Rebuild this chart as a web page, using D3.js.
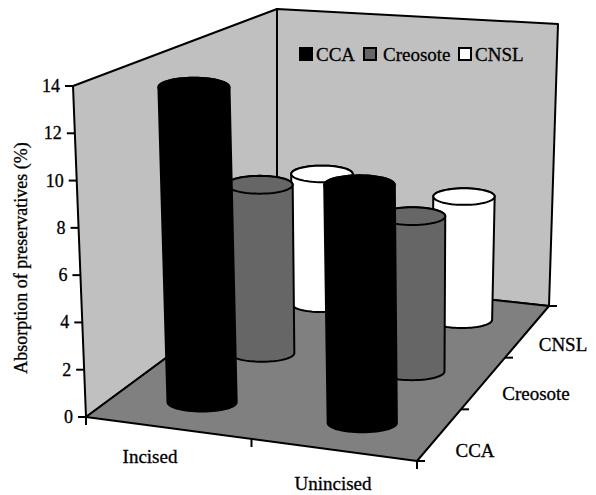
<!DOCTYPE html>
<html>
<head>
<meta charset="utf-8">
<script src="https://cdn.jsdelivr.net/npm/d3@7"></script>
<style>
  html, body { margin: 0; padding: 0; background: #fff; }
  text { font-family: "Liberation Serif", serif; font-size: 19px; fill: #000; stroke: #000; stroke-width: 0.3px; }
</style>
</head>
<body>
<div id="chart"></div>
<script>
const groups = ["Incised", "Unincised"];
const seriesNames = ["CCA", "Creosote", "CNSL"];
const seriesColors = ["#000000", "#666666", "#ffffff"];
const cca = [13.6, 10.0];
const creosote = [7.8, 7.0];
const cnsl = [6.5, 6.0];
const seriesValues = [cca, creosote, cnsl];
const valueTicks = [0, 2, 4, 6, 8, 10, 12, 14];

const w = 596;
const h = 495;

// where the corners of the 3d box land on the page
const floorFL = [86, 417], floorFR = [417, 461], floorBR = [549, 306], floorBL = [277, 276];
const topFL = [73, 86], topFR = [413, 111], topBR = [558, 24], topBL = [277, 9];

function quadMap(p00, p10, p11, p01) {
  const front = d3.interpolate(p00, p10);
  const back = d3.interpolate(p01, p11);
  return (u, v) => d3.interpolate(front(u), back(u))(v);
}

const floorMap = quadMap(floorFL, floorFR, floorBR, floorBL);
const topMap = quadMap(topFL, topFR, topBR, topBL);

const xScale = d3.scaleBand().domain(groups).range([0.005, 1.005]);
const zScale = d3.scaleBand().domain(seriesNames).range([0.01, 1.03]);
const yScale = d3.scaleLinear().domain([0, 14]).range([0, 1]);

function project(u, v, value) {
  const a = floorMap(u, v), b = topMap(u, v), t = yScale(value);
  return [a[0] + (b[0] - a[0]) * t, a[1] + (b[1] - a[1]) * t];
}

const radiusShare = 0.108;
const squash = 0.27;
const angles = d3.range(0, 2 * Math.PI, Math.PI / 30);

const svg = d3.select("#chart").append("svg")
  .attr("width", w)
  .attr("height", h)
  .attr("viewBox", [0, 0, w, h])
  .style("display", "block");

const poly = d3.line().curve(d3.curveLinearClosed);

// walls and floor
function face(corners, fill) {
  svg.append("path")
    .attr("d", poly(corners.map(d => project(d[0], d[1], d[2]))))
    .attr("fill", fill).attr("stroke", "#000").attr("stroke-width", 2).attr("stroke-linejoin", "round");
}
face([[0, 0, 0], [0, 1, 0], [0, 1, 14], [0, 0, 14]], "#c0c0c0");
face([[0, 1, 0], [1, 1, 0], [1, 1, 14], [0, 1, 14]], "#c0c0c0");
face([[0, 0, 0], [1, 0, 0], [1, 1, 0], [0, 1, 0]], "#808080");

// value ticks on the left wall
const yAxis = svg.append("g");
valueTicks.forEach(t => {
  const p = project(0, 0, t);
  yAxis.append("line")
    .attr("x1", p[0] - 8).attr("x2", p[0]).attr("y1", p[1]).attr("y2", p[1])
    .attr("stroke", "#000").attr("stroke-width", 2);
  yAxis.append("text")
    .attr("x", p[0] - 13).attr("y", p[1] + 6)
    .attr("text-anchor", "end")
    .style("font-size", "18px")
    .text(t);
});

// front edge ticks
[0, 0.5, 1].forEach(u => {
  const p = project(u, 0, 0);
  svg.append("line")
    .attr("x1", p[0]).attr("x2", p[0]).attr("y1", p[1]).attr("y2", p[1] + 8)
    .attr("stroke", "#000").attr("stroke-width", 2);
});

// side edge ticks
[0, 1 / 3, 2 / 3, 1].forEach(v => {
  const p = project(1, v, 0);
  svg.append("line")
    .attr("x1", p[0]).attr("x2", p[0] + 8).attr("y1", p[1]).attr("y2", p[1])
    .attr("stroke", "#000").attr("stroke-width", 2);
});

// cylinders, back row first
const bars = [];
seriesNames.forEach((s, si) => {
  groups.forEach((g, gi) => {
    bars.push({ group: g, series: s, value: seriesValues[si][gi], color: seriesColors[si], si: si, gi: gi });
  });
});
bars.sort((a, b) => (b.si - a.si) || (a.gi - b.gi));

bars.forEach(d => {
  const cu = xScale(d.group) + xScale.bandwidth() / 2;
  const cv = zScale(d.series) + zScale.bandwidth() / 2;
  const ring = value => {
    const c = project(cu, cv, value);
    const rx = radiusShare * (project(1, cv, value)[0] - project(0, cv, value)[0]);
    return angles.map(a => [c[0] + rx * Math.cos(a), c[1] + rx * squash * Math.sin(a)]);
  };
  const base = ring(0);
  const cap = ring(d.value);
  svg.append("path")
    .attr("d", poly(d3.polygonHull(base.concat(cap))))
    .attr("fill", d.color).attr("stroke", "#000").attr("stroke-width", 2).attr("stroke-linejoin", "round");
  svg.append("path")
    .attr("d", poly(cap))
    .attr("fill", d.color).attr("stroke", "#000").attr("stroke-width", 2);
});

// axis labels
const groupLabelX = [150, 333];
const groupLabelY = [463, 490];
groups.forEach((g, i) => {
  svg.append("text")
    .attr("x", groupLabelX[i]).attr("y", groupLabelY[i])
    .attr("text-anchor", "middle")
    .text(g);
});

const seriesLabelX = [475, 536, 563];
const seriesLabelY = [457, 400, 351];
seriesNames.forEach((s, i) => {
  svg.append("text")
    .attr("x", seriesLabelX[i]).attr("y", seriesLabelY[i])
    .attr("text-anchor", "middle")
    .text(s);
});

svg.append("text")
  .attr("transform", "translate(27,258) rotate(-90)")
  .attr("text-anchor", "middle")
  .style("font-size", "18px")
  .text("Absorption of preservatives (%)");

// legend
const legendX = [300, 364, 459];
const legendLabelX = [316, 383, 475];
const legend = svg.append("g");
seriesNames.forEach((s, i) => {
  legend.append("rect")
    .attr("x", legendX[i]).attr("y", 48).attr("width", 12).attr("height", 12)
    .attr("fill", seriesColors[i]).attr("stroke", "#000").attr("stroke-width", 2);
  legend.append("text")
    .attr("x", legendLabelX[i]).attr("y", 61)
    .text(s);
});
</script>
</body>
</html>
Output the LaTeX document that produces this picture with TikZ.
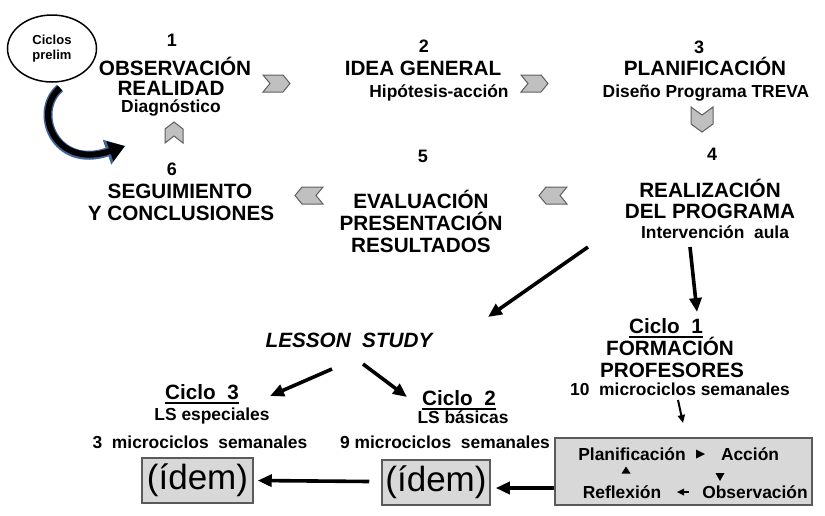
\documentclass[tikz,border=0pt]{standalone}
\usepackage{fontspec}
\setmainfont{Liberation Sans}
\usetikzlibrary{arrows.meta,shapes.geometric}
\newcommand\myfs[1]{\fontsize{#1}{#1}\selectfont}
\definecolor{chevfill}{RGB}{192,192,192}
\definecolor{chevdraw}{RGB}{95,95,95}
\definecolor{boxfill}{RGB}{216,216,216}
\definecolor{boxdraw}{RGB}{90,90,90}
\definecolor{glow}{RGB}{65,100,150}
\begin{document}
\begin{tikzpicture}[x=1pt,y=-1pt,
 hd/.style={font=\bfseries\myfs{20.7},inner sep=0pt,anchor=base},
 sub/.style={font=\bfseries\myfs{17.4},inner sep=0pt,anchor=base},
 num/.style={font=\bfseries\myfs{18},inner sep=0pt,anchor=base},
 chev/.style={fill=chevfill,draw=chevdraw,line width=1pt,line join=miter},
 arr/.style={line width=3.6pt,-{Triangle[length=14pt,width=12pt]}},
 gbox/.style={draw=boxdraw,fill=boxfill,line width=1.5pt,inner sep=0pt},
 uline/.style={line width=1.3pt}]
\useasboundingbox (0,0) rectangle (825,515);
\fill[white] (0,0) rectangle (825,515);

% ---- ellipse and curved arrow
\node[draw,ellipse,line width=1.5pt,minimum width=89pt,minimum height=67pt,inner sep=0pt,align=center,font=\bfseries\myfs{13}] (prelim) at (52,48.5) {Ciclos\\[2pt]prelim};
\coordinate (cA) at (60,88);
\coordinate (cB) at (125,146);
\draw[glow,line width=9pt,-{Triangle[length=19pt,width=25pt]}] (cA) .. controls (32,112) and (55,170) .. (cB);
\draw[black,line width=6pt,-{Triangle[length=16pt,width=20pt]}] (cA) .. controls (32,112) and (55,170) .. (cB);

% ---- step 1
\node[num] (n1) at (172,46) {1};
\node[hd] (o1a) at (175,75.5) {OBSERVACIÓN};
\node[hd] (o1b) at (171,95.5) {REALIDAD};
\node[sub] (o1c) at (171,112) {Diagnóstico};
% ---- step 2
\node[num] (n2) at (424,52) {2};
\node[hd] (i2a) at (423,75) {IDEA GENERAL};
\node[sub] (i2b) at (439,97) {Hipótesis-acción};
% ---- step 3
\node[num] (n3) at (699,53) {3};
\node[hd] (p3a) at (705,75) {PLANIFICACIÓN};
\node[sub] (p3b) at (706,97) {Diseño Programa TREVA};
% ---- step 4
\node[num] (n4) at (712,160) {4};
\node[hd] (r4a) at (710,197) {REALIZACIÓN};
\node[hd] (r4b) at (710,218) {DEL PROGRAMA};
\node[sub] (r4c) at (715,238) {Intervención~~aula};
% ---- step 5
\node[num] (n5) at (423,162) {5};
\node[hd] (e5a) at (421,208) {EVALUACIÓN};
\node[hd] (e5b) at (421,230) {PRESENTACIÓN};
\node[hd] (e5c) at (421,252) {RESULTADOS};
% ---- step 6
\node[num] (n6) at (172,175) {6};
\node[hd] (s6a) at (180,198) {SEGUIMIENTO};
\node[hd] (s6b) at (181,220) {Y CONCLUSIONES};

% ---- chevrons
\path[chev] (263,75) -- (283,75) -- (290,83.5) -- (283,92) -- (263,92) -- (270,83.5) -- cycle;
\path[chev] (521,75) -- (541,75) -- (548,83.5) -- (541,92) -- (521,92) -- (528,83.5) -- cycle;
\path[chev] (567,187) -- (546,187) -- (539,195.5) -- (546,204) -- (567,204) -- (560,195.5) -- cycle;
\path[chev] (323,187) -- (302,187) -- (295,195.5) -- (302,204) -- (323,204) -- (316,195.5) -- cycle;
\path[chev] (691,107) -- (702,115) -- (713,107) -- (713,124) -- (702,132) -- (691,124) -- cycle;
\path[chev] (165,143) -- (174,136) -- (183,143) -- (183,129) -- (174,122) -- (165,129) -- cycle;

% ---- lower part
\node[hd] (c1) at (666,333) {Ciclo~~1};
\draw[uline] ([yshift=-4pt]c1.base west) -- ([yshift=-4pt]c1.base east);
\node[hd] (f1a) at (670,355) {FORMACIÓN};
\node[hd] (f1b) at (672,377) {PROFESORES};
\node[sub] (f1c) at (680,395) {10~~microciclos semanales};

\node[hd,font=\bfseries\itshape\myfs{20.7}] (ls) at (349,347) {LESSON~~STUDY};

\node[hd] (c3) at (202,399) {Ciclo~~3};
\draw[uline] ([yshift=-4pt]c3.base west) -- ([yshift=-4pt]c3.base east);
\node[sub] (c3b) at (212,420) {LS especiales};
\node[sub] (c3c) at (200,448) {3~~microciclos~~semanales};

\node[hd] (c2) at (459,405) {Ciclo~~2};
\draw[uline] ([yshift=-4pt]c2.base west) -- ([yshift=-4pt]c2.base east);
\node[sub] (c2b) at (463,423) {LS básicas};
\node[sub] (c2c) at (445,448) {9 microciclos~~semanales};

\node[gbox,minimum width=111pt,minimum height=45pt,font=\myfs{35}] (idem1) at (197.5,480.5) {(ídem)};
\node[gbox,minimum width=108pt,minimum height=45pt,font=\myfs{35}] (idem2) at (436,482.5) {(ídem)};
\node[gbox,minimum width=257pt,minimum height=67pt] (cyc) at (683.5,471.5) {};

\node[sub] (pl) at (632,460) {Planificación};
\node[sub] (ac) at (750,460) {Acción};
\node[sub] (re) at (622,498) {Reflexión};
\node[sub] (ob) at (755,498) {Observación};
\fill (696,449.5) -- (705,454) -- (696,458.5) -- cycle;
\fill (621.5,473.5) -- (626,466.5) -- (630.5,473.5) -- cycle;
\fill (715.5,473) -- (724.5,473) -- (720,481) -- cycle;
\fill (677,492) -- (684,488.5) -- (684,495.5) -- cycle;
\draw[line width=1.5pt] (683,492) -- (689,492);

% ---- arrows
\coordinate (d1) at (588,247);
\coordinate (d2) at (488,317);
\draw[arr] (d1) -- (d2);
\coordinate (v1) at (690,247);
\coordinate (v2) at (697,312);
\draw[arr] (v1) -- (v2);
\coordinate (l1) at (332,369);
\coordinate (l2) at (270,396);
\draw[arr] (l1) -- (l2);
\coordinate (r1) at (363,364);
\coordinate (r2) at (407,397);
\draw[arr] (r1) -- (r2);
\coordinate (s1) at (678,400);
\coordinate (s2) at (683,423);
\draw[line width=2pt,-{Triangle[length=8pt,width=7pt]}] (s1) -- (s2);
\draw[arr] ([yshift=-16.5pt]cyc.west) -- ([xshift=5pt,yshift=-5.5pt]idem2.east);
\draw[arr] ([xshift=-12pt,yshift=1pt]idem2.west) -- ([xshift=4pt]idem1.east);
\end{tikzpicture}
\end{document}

● ● ● ●

§ Task statement: Everything from the first line of the entries through the line that contains "const topMap = quadMap(topFL, topFR, topBR, topBL);" is to be reproduced exactly, except the pictures.

§ Correct result:
Rebuild this chart as a web page, using D3.js.
<!DOCTYPE html>
<html>
<head>
<meta charset="utf-8">
<script src="https://cdn.jsdelivr.net/npm/d3@7"></script>
<style>
  html, body { margin: 0; padding: 0; background: #fff; }
  text { font-family: "Liberation Serif", serif; font-size: 19px; fill: #000; stroke: #000; stroke-width: 0.3px; }
</style>
</head>
<body>
<div id="chart"></div>
<script>
const groups = ["Incised", "Unincised"];
const seriesNames = ["CCA", "Creosote", "CNSL"];
const seriesColors = ["#000000", "#666666", "#ffffff"];
const cca = [13.6, 10.0];
const creosote = [7.8, 7.0];
const cnsl = [6.5, 6.0];
const seriesValues = [cca, creosote, cnsl];
const valueTicks = [0, 2, 4, 6, 8, 10, 12, 14];

const w = 596;
const h = 495;

// where the corners of the 3d box land on the page
const floorFL = [86, 417], floorFR = [417, 461], floorBR = [549, 306], floorBL = [277, 276];
const topFL = [73, 86], topFR = [413, 111], topBR = [558, 24], topBL = [277, 9];

function quadMap(p00, p10, p11, p01) {
  const front = d3.interpolate(p00, p10);
  const back = d3.interpolate(p01, p11);
  return (u, v) => d3.interpolate(front(u), back(u))(v);
}

const floorMap = quadMap(floorFL, floorFR, floorBR, floorBL);
const topMap = quadMap(topFL, topFR, topBR, topBL);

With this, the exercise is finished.